Mom and puppies took a road-trip all the way from Madera and when they arrived they were filthy, tired and not sure where they were. Momma...we're not in Madera anymore. Most would find that comforting. I apologize if you live in Madera. Anyway, the foster home that was to be taking this sweet little family of pups was not ready and I offered my pad for a night. My husband loves it when I do these kinds of things. Just likes he loves sand in the bed and dinner at 10 pm.
But really? How can you get mad at this? You really can't, and if you do then I don't even want to know you let alone be married to you. Good thing it melted him too and right away he started to get their little nest ready and even helped me bathe everyone.
These little precious lumps of furry sugar are six-week-old Dachshund mixes who, after only one night together, have stolen my heart, chewed my toes, and made me want to hide them under my bed and tell work they had packed up and gone back to Madera.
Seriously? I need to bite something.
Shut the front door. They made the cutest little grunts and whines. I wanted to tape them and then fall asleep to it like white noise...you know, instead of the ocean or city sounds? Puppy Sounds. Best idea ever. Every single one of their stinky hineys got a nice warm bath, courtesy of my bath-tub and removable nozzle.
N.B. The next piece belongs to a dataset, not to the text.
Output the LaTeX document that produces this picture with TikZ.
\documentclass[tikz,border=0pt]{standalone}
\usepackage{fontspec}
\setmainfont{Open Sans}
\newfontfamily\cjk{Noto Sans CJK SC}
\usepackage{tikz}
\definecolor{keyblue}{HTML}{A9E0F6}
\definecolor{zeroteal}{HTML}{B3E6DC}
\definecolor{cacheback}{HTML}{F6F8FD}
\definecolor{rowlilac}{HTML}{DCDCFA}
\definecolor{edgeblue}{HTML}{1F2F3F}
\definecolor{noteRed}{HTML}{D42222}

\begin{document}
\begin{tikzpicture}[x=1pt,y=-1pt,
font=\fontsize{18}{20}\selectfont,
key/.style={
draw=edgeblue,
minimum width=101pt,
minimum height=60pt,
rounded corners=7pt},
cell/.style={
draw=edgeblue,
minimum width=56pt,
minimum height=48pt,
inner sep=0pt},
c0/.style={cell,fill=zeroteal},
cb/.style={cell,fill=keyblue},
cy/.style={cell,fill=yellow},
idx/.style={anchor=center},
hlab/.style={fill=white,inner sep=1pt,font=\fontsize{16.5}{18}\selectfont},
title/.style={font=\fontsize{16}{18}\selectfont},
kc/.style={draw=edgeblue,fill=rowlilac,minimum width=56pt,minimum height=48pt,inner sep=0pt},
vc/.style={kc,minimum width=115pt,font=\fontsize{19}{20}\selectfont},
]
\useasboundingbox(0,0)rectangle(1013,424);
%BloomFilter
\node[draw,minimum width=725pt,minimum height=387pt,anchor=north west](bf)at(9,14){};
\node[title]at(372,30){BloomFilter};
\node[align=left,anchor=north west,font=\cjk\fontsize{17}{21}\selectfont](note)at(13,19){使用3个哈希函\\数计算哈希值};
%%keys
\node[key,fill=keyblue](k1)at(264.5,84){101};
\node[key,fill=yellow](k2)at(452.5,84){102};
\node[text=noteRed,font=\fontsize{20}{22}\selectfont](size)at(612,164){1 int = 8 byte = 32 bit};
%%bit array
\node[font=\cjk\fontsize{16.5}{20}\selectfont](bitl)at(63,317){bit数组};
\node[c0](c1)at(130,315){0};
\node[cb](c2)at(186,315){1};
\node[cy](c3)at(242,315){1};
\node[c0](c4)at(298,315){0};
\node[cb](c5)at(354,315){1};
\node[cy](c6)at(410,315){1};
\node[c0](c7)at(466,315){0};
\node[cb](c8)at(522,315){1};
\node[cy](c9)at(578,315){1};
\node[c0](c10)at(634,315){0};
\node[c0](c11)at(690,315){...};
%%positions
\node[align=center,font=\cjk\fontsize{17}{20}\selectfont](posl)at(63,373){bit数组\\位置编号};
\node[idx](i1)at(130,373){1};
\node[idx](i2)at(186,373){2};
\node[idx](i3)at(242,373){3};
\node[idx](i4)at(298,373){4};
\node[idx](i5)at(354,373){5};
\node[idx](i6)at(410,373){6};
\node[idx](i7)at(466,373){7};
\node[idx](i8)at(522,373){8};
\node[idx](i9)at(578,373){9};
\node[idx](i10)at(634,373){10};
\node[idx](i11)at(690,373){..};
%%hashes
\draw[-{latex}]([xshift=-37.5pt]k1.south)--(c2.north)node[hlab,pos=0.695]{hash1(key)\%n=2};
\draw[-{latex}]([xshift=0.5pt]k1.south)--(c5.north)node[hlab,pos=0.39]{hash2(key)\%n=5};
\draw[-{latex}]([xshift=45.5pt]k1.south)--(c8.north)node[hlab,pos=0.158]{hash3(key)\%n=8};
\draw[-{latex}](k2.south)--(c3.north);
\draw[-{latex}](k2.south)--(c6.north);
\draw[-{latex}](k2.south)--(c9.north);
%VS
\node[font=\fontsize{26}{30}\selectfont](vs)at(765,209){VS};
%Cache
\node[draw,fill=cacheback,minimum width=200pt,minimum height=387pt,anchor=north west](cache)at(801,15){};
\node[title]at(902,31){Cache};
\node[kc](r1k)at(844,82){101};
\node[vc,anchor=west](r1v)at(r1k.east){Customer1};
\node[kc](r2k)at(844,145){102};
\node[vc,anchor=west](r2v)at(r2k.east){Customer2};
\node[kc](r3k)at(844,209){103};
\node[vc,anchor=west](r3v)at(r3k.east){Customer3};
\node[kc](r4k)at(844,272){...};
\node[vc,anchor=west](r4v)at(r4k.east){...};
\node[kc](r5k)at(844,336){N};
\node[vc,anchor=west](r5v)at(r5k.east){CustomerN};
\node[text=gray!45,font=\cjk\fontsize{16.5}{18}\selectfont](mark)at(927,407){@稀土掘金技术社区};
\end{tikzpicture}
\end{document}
I love removable nozzles. I developed a very good relationship with mine during the broken ankle fiasco.
So after their bath, I set up the crate and got it all cozy. Momma was so sweet but you could tell she was used to keeping these little whippersnappers in line and didn't hesitate to wrap some knuckles when the cuties turned into tyrants. She would have no misbehavin'. If all kids had a mother like her, this world would be a better place I'm sure of it.
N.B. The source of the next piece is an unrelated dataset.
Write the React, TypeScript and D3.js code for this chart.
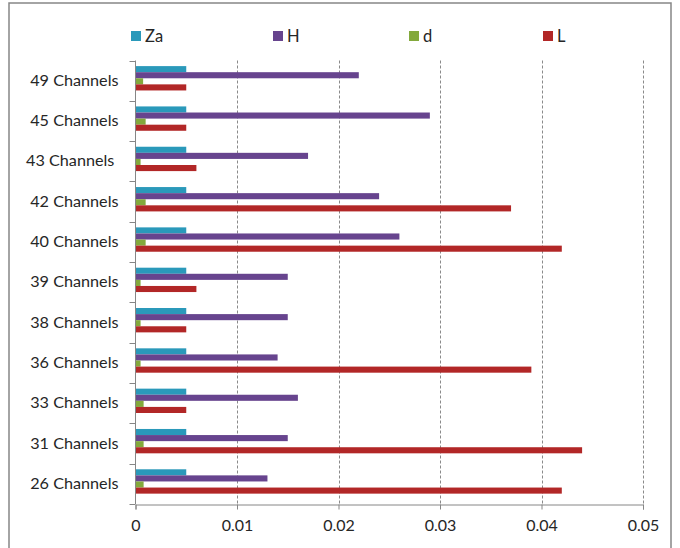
import React, { useEffect, useRef } from "react";
import * as d3 from "d3";

const categories = [
  "49 Channels",
  "45 Channels",
  "43 Channels ",
  "42 Channels",
  "40 Channels",
  "39 Channels",
  "38 Channels",
  "36 Channels",
  "33 Channels",
  "31 Channels",
  "26 Channels",
];

const seriesNames = ["Za", "H", "d", "L"];
const seriesColors = ["#2A99BA", "#67448E", "#83A93C", "#B22727"];

const zaValues = [0.005, 0.005, 0.005, 0.005, 0.005, 0.005, 0.005, 0.005, 0.005, 0.005, 0.005];
const hValues = [0.022, 0.029, 0.017, 0.024, 0.026, 0.015, 0.015, 0.014, 0.016, 0.015, 0.013];
const dValues = [0.00075, 0.001, 0.0005, 0.001, 0.001, 0.0005, 0.0005, 0.0005, 0.0008, 0.0008, 0.0008];
const lValues = [0.005, 0.005, 0.006, 0.037, 0.042, 0.006, 0.005, 0.039, 0.005, 0.044, 0.042];

const xTicks = [0, 0.01, 0.02, 0.03, 0.04, 0.05];

const FONT = "Lato, 'Open Sans', sans-serif";

const App = () => {
  const ref = useRef<SVGSVGElement | null>(null);

  useEffect(() => {
    const svg = d3.select(ref.current);
    svg.selectAll("*").remove();

    const values = [zaValues, hValues, dValues, lValues];
    const margin = { top: 60.5, left: 135.5, right: 37, bottom: 44 };
    const W = 680;
    const H = 548;

    // frame
    svg.append("rect")
      .attr("x", 9)
      .attr("y", 3)
      .attr("width", 662)
      .attr("height", 560)
      .attr("fill", "#fff")
      .attr("stroke", "#868686")
      .attr("stroke-width", 1.5);

    const x = d3.scaleLinear().domain([0, 0.05]).range([margin.left, W - margin.right]);
    const y = d3.scaleBand<string>().domain(categories).range([margin.top, H - margin.bottom]);
    const bw = y.bandwidth();
    const inner = d3.scaleBand<string>().domain(seriesNames).range([bw * 0.139, bw * 0.743]);

    // grid
    svg.append("g")
      .selectAll("line")
      .data(xTicks.slice(1))
      .join("line")
      .attr("x1", (d) => Math.round(x(d)) + 0.5)
      .attr("x2", (d) => Math.round(x(d)) + 0.5)
      .attr("y1", margin.top)
      .attr("y2", H - margin.bottom)
      .attr("stroke", "#8a8a8a")
      .attr("stroke-dasharray", "3,2");

    // bars
    seriesNames.forEach((s, si) => {
      svg.append("g")
        .selectAll("rect")
        .data(categories)
        .join("rect")
        .attr("x", x(0))
        .attr("y", (c) => (y(c) as number) + (inner(s) as number))
        .attr("width", (c, i) => x(values[si][i]) - x(0))
        .attr("height", inner.bandwidth())
        .attr("fill", seriesColors[si]);
    });

    // y axis
    const yAxis = svg.append("g")
      .attr("transform", `translate(${margin.left},0)`);
    yAxis.append("line")
      .attr("y1", margin.top).attr("y2", H - margin.bottom)
      .attr("stroke", "#868686");
    yAxis.selectAll("line.tk")
      .data([...categories.map((c) => y(c) as number), H - margin.bottom])
      .join("line")
      .attr("class", "tk")
      .attr("x1", -6).attr("x2", 0)
      .attr("y1", (d) => Math.round(d) + 0.5).attr("y2", (d) => Math.round(d) + 0.5)
      .attr("stroke", "#868686");
    yAxis.selectAll("text")
      .data(categories)
      .join("text")
      .attr("x", -17)
      .attr("y", (c) => (y(c) as number) + bw / 2 - 0.5)
      .attr("dy", "0.35em")
      .attr("text-anchor", "end")
      .attr("font-family", FONT)
      .attr("font-size", 16.2)
      .attr("fill", "#262626")
      .style("white-space", "pre")
      .text((c) => c);

    // x axis
    const xAxis = svg.append("g")
      .attr("transform", `translate(0,${Math.round(H - margin.bottom) + 0.5})`)
      .call(d3.axisBottom(x).tickValues(xTicks).tickSize(5).tickPadding(10).tickFormat((d) => String(+d)));
    xAxis.select(".domain").attr("stroke", "#868686");
    xAxis.selectAll(".tick line").attr("stroke", "#868686");
    xAxis.selectAll(".tick text")
      .attr("font-family", FONT)
      .attr("font-size", 16)
      .attr("fill", "#262626");

    // legend
    const legendX = [131, 273, 409, 543];
    const lg = svg.append("g");
    seriesNames.forEach((s, i) => {
      lg.append("rect")
        .attr("x", legendX[i]).attr("y", 31)
        .attr("width", 10).attr("height", 10)
        .attr("fill", seriesColors[i]);
      lg.append("text")
        .attr("x", legendX[i] + 14).attr("y", 36)
        .attr("dy", "0.35em")
        .attr("font-family", FONT)
        .attr("font-size", 16.5)
        .attr("fill", "#262626")
        .text(s);
    });
  }, []);

  return (
    <div style={{ position: "fixed", left: 0, top: 0 }}>
      <svg ref={ref} width={680} height={548} style={{ display: "block" }} />
    </div>
  );
};

export default App;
Don't let these innocent eyes fool you...
Because in the blink of an eye and a flash of razor sharp puppy teeth you could be in some serious pain. One had my toe, one had my sweatshirt, one had my fingers, and one had my pony-tail. I tried to pry them off my various parts but puppies have the lock-jaw...forget pit bulls. One got tired of my toe, ran over to mom and tried to get fresh with her.
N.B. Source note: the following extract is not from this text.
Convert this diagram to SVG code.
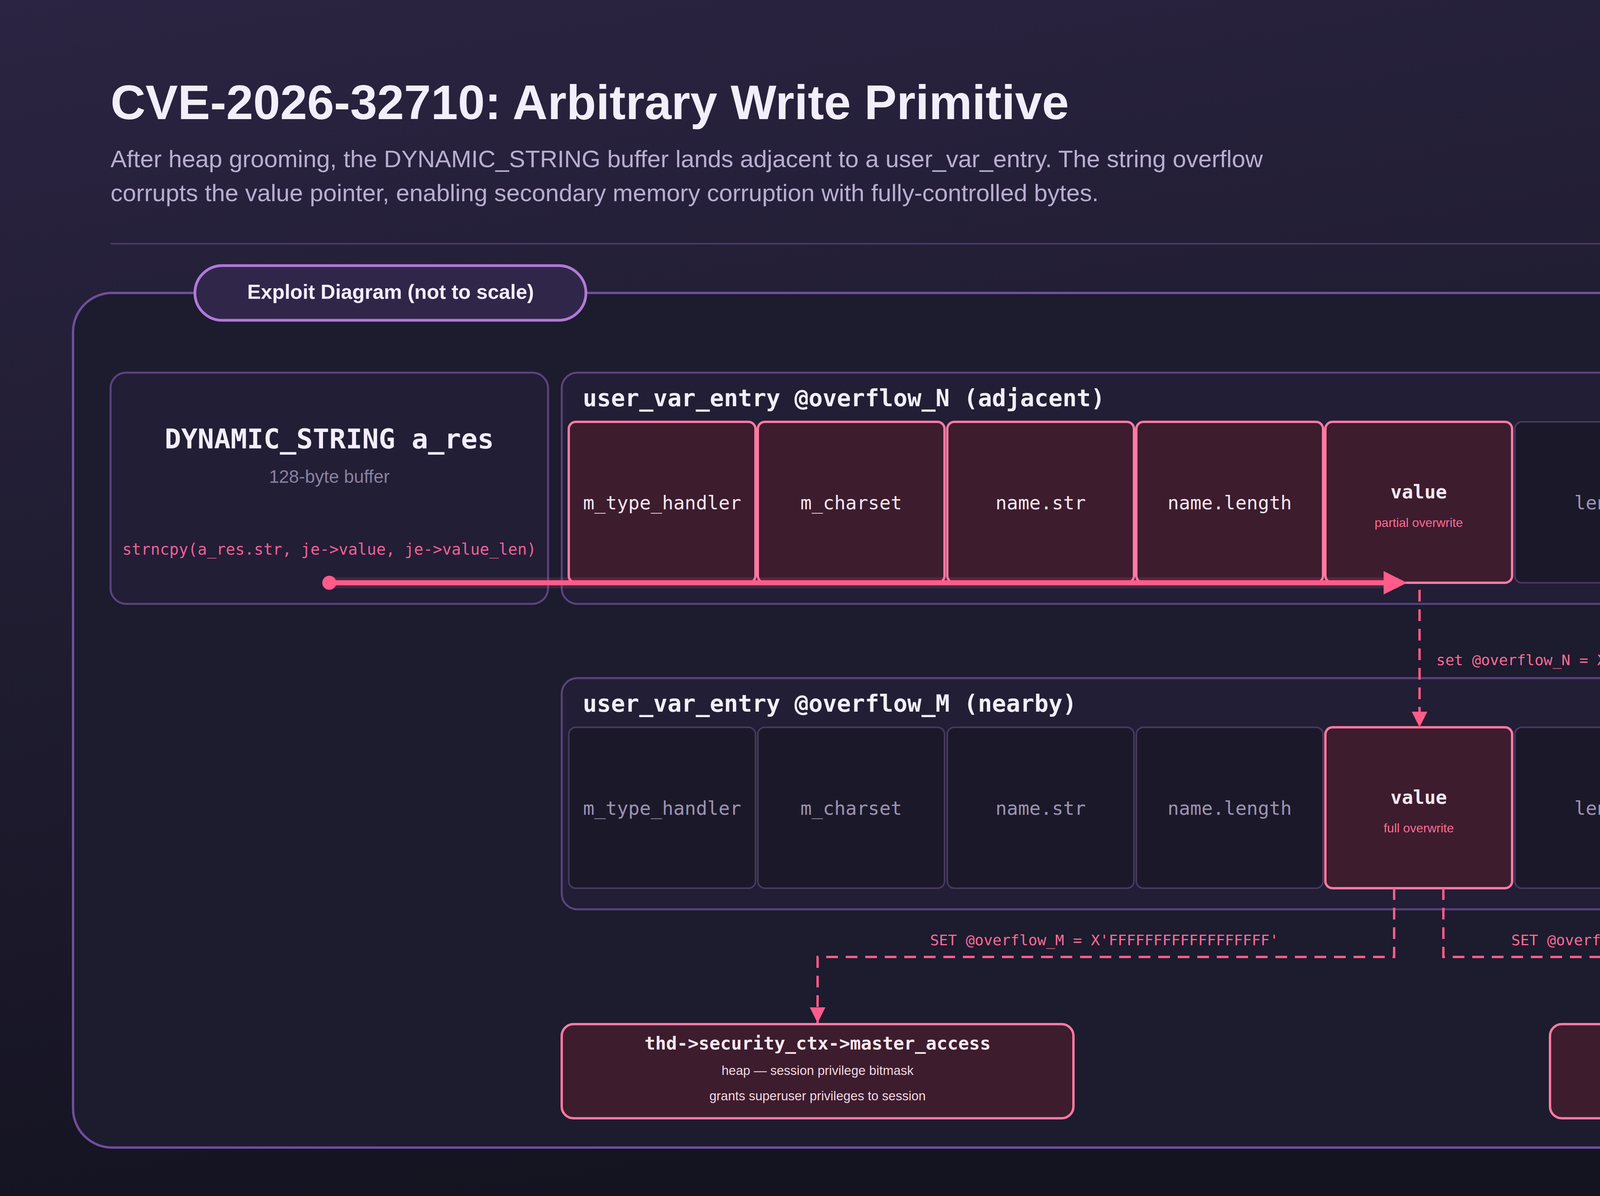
<svg xmlns="http://www.w3.org/2000/svg" width="5625" height="3062" viewBox="0 0 5625 3062">
<defs>
<linearGradient id="bg" x1="0" y1="0" x2="0.3" y2="1">
<stop offset="0" stop-color="#2b2442"/><stop offset="0.5" stop-color="#1f1c30"/><stop offset="1" stop-color="#141320"/>
</linearGradient>
<marker id="tri" markerWidth="10" markerHeight="10" refX="9" refY="5" orient="auto" markerUnits="userSpaceOnUse" viewBox="0 0 10 10">
<path d="M0,0 L10,5 L0,10 z" fill="#ff5c8a"/>
</marker>
<marker id="dtri" viewBox="0 0 10 10" refX="10" refY="5" markerWidth="44" markerHeight="40" orient="auto" markerUnits="userSpaceOnUse">
<path d="M0,0 L10,5 L0,10 z" fill="#ff5c8a"/>
</marker>
<marker id="btri" viewBox="0 0 10 10" refX="8" refY="5" markerWidth="60" markerHeight="64" orient="auto" markerUnits="userSpaceOnUse">
<path d="M0,0 L10,5 L0,10 z" fill="#ff5c8a"/>
</marker>
<style>
.mono{font-family:"DejaVu Sans Mono","Liberation Mono",monospace}
.sans{font-family:"Liberation Sans",Arial,sans-serif}
.panel{fill:#221e35;stroke:#5a447f;stroke-width:5}
.hot{fill:#3d1c2e;stroke:#ff7aa2;stroke-width:6}
.cold{fill:#1b1929;stroke:#463a5e;stroke-width:4}
.hl{fill:#f4e8f0;font-size:48px;text-anchor:middle}
.cl{fill:#9d93b3;font-size:48px;text-anchor:middle}
.ptitle{fill:#f2eefa;font-size:60px;font-weight:bold}
.sub{fill:#ff6b95;font-size:32px;text-anchor:middle}
.lbl{fill:#ff6b95;font-size:38px}
.dash{fill:none;stroke:#ff5c8a;stroke-width:6;stroke-dasharray:30 20}
.tgt{fill:#3d1c2e;stroke:#ff7aa2;stroke-width:6}
.tt{fill:#fde8ee;font-size:46px;font-weight:bold;text-anchor:middle}
.ts{fill:#f1d8e0;font-size:33px;text-anchor:middle}
</style>
</defs>
<rect width="5625" height="3062" fill="url(#bg)"/>

<g id="header">
<text x="283" y="305" class="sans" font-size="124" font-weight="bold" fill="#f3eefb">CVE-2026-32710: Arbitrary Write Primitive</text>
<text x="283" y="428" class="sans" font-size="62" fill="#b9aed0">After heap grooming, the DYNAMIC_STRING buffer lands adjacent to a user_var_entry. The string overflow</text>
<text x="283" y="515" class="sans" font-size="62" fill="#b9aed0">corrupts the value pointer, enabling secondary memory corruption with fully-controlled bytes.</text>
<text x="4250" y="312" class="sans" font-size="140" font-style="italic" font-weight="100" fill="#f3eefb" textLength="555" lengthAdjust="spacingAndGlyphs">ZERODAY.</text>
<text x="4820" y="312" class="sans" font-size="140" font-style="italic" font-weight="900" fill="#f3eefb" textLength="493" lengthAdjust="spacingAndGlyphs" stroke="#f3eefb" stroke-width="6">CLOUD</text>
<line x1="283" y1="624" x2="5342" y2="624" stroke="#4a3a66" stroke-width="4"/>
</g>

<g id="frame">
<rect x="187" y="750" width="5251" height="2188" rx="100" fill="#1d1b2e" stroke="#6e4f9c" stroke-width="6"/>
<rect x="499" y="680" width="1001" height="140" rx="70" fill="#30264a" stroke="#b07ad6" stroke-width="7"/>
<text x="1000" y="765" class="sans" font-size="52" font-weight="bold" fill="#f3eefb" text-anchor="middle">Exploit Diagram (not to scale)</text>
</g>

<g id="dynamic_string">
<rect x="283" y="954" width="1120" height="592" rx="40" class="panel"/>
<text x="843" y="1148" class="mono" font-size="70" font-weight="bold" fill="#f3eefb" text-anchor="middle">DYNAMIC_STRING a_res</text>
<text x="843" y="1236" class="sans" font-size="46" fill="#8a81a3" text-anchor="middle">128-byte buffer</text>
<text x="843" y="1420" class="mono" font-size="40" fill="#f0609a" text-anchor="middle">strncpy(a_res.str, je-&gt;value, je-&gt;value_len)</text>
</g>

<g id="entry_N">
<rect x="1438" y="954" width="3904" height="592" rx="40" class="panel"/>
<text x="1492" y="1040" class="mono ptitle">user_var_entry @overflow_N (adjacent)</text>
<rect x="1456" y="1080" width="478" height="412" rx="18" class="hot"/>
<rect x="1940" y="1080" width="478" height="412" rx="18" class="hot"/>
<rect x="2425" y="1080" width="478" height="412" rx="18" class="hot"/>
<rect x="2909" y="1080" width="478" height="412" rx="18" class="hot"/>
<rect x="3393" y="1080" width="478" height="412" rx="18" class="hot"/>
<rect x="3878" y="1080" width="478" height="412" rx="18" class="cold"/>
<rect x="4362" y="1080" width="478" height="412" rx="18" class="cold"/>
<rect x="4846" y="1080" width="478" height="412" rx="18" class="cold"/>
<text x="1695" y="1304" class="mono hl">m_type_handler</text>
<text x="2179" y="1304" class="mono hl">m_charset</text>
<text x="2664" y="1304" class="mono hl">name.str</text>
<text x="3148" y="1304" class="mono hl">name.length</text>
<text x="3632" y="1276" class="mono hl" font-weight="bold">value</text>
<text x="3632" y="1349" class="sans sub">partial overwrite</text>
<text x="4117" y="1304" class="mono cl">length</text>
<text x="4601" y="1304" class="mono cl">update_query_id</text>
<text x="5085" y="1304" class="mono cl">used_query_id</text>
</g>

<g id="entry_M">
<rect x="1438" y="1736" width="3904" height="592" rx="40" class="panel"/>
<text x="1492" y="1822" class="mono ptitle">user_var_entry @overflow_M (nearby)</text>
<rect x="1456" y="1862" width="478" height="412" rx="18" class="cold"/>
<rect x="1940" y="1862" width="478" height="412" rx="18" class="cold"/>
<rect x="2425" y="1862" width="478" height="412" rx="18" class="cold"/>
<rect x="2909" y="1862" width="478" height="412" rx="18" class="cold"/>
<rect x="3393" y="1862" width="478" height="412" rx="18" class="hot"/>
<rect x="3878" y="1862" width="478" height="412" rx="18" class="cold"/>
<rect x="4362" y="1862" width="478" height="412" rx="18" class="cold"/>
<rect x="4846" y="1862" width="478" height="412" rx="18" class="cold"/>
<text x="1695" y="2086" class="mono cl">m_type_handler</text>
<text x="2179" y="2086" class="mono cl">m_charset</text>
<text x="2664" y="2086" class="mono cl">name.str</text>
<text x="3148" y="2086" class="mono cl">name.length</text>
<text x="3632" y="2058" class="mono hl" font-weight="bold">value</text>
<text x="3632" y="2131" class="sans sub">full overwrite</text>
<text x="4117" y="2086" class="mono cl">length</text>
<text x="4601" y="2086" class="mono cl">update_query_id</text>
<text x="5085" y="2086" class="mono cl">used_query_id</text>
</g>

<g id="target_master_access">
<rect x="1438" y="2622" width="1310" height="241" rx="30" class="tgt"/>
<text x="2093" y="2687" class="mono tt">thd-&gt;security_ctx-&gt;master_access</text>
<text x="2093" y="2752" class="sans ts">heap — session privilege bitmask</text>
<text x="2093" y="2817" class="sans ts">grants superuser privileges to session</text>
</g>

<g id="target_plugin_dir">
<rect x="3968" y="2622" width="1313" height="241" rx="30" class="tgt"/>
<text x="4624" y="2687" class="mono tt">plugin_dir</text>
<text x="4624" y="2752" class="sans ts">.data — UDF plugin search path</text>
<text x="4624" y="2817" class="sans ts">redirects UDF loading to attacker path</text>
</g>

<g id="connectors">
<line x1="843" y1="1492" x2="3580" y2="1492" stroke="#ff5c8a" stroke-width="28" stroke-opacity="0.15"/>
<circle cx="843" cy="1492" r="18" fill="#ff5c8a"/>
<line x1="843" y1="1492" x2="3590" y2="1492" stroke="#ff5c8a" stroke-width="13" marker-end="url(#btri)"/>
<path d="M3634,1510 V1862" class="dash" marker-end="url(#dtri)"/>
<text x="3677" y="1703" class="mono lbl">set @overflow_N = X'{addr}'</text>
<path d="M3569,2274 V2450 H2093 V2619" class="dash" marker-end="url(#dtri)"/>
<path d="M3695,2274 V2450 H4624 V2619" class="dash" marker-end="url(#dtri)"/>
<text x="2827" y="2420" class="mono lbl" text-anchor="middle">SET @overflow_M = X'FFFFFFFFFFFFFFFFFF'</text>
<text x="4155" y="2420" class="mono lbl" text-anchor="middle">SET @overflow_M = '/tmp/'</text>
</g>
</svg>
She didn't scream like me. She didn't give them all a chance to take over her whole body like I did. No, she just lay down the law. Don't you sass me boy...
Did he sass her again? No, he sure didn't. He just ran back to me and relieved me of a toe. I don't get no respect.
She wasn't always tough as nails. She was very sweet and motherly, tending to them like a nurturing goddess.
But like any mother, I'm sure, she took better care of the pups than herself. The poor dear was in dire need of a massage, facial, mani/pedi and probably a whole Oprah Make-Over. Kids will age you ten years, I've heard.
After everyone ate their dinner, took their night-time dooky, and settled in for bed. Mom led us in a night-time prayer and off to bed we went.
Close them eyes for prayin' youngin'!